The code below generates data and Figure 12 shows the pairwise scatter plots among $X$, $Y$, and $Z$.
n = 5000
d1 = 0.
d2 = 0.
d3 = 0.25
alpha = 3
gamma1 = 2
gamma2 = -3
np.random.seed(123)
U = stats.norm.rvs(size=n)
V = stats.norm.rvs(size=n)
noise1 = stats.norm.rvs(size=n)
noise2 = stats.norm.rvs(size=n)
noise3 = stats.norm.rvs(size=n)
X = U + d1*noise1
Y = U**3 + V + d2*noise2
Z = np.sin(U) + V**2 + d3*noise3
The regression of ZZ on XX and YY using a neural network regressor reveals that the sensitivities of ZZ to XX and YYdiffer significantly from the true values, despite showing some resemblance to them.

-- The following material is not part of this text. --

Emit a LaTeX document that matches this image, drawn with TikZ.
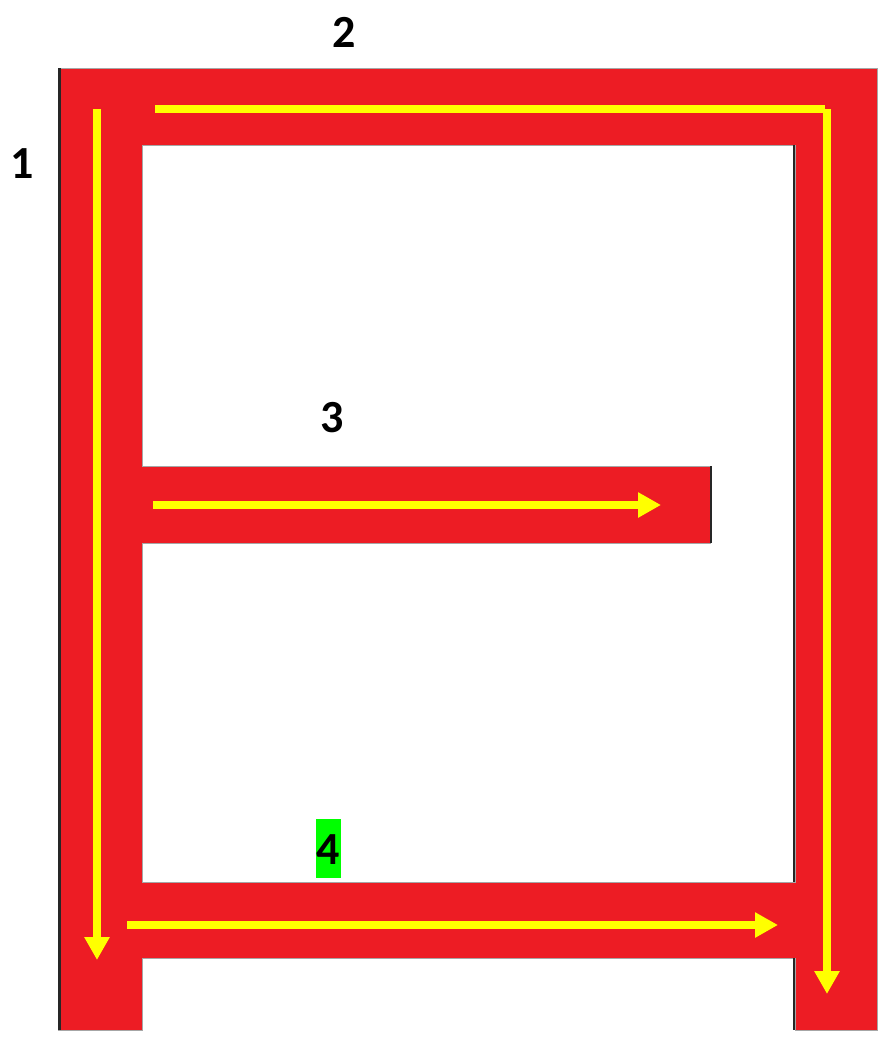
\documentclass[tikz,border=0pt]{standalone}
\usepackage{fontspec}
\setmainfont{Carlito}
\usetikzlibrary{arrows.meta}
\definecolor{barred}{HTML}{ED1C24}
\definecolor{flowyellow}{HTML}{FFFF00}
\definecolor{hlgreen}{HTML}{00FF00}
\tikzset{
  flow/.style={draw=flowyellow, line width=8pt},
  flowarrow/.style={flow, -{Triangle[width=24pt,length=23pt]}},
  lbl/.style={font=\fontsize{46}{56}\selectfont\bfseries, inner sep=0pt, text=black},
  shadowedge/.style={draw=black!85, line width=2.5pt},
}
\begin{document}
\begin{tikzpicture}[x=1pt,y=-1pt]
\useasboundingbox (0,0) rectangle (884,1037);
% red frame with inner hole
\fill[barred, even odd rule]
  (58,68) -- (877,68) -- (877,1030) -- (795,1030) -- (795,958) -- (142,958) -- (142,1030) -- (58,1030) -- cycle
  (142,145) -- (795,145) -- (795,882) -- (142,882) -- (142,543) -- (710,543) -- (710,466) -- (142,466) -- cycle;
\draw[black!35, line width=1pt]
  (58,68) -- (877,68) -- (877,1030) -- (795,1030) -- (795,958) -- (142,958) -- (142,1030) -- (58,1030) -- cycle
  (142,145) -- (795,145) -- (795,882) -- (142,882) -- (142,543) -- (710,543) -- (710,466) -- (142,466) -- cycle;
% dark edges
\draw[shadowedge] (59.5,68) -- (59.5,1030);
\draw[shadowedge] (794,145) -- (794,882);
\draw[shadowedge] (794,958) -- (794,1030);
\draw[shadowedge] (711,466) -- (711,543);
% yellow flow arrows
\coordinate (l1s) at (97,109);
\coordinate (l1e) at (97,960);
\coordinate (t2s) at (155,108.5);
\coordinate (t2c) at (825,108.5);
\coordinate (r2s) at (827,109);
\coordinate (r2e) at (827,994);
\coordinate (m3s) at (153,505);
\coordinate (m3e) at (661,505);
\coordinate (b4s) at (127,925);
\coordinate (b4e) at (778,925);
\draw[flowarrow] (l1s) -- (l1e);
\draw[flow] (t2s) -- (t2c);
\draw[flowarrow] (r2s) -- (r2e);
\draw[flowarrow] (m3s) -- (m3e);
\draw[flowarrow] (b4s) -- (b4e);
% labels
\node[lbl] (n1) at (22.5,164) {1};
\node[lbl] (n2) at (344,32) {2};
\node[lbl] (n3) at (332,418) {3};
\fill[hlgreen] (316,819) rectangle (341,878);
\node[lbl] (n4) at (328.5,849.5) {4};
\end{tikzpicture}
\end{document}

After regressing $Y$ on $X$, the residual $Y_r$ is used to compute the final regression results (Figure 14), which closely match the true sensitivities.
Conclusion
This work demonstrates an effective method for estimating the true functional dependencies between observed variables when the causal structure is known. By using a two-step regression procedure, we can remove the effects of correlated predictors and accurately estimate the relationships between the target and predictor variables. This method is applicable to both linear and nonlinear models and can be further extended to more complex causal relationships.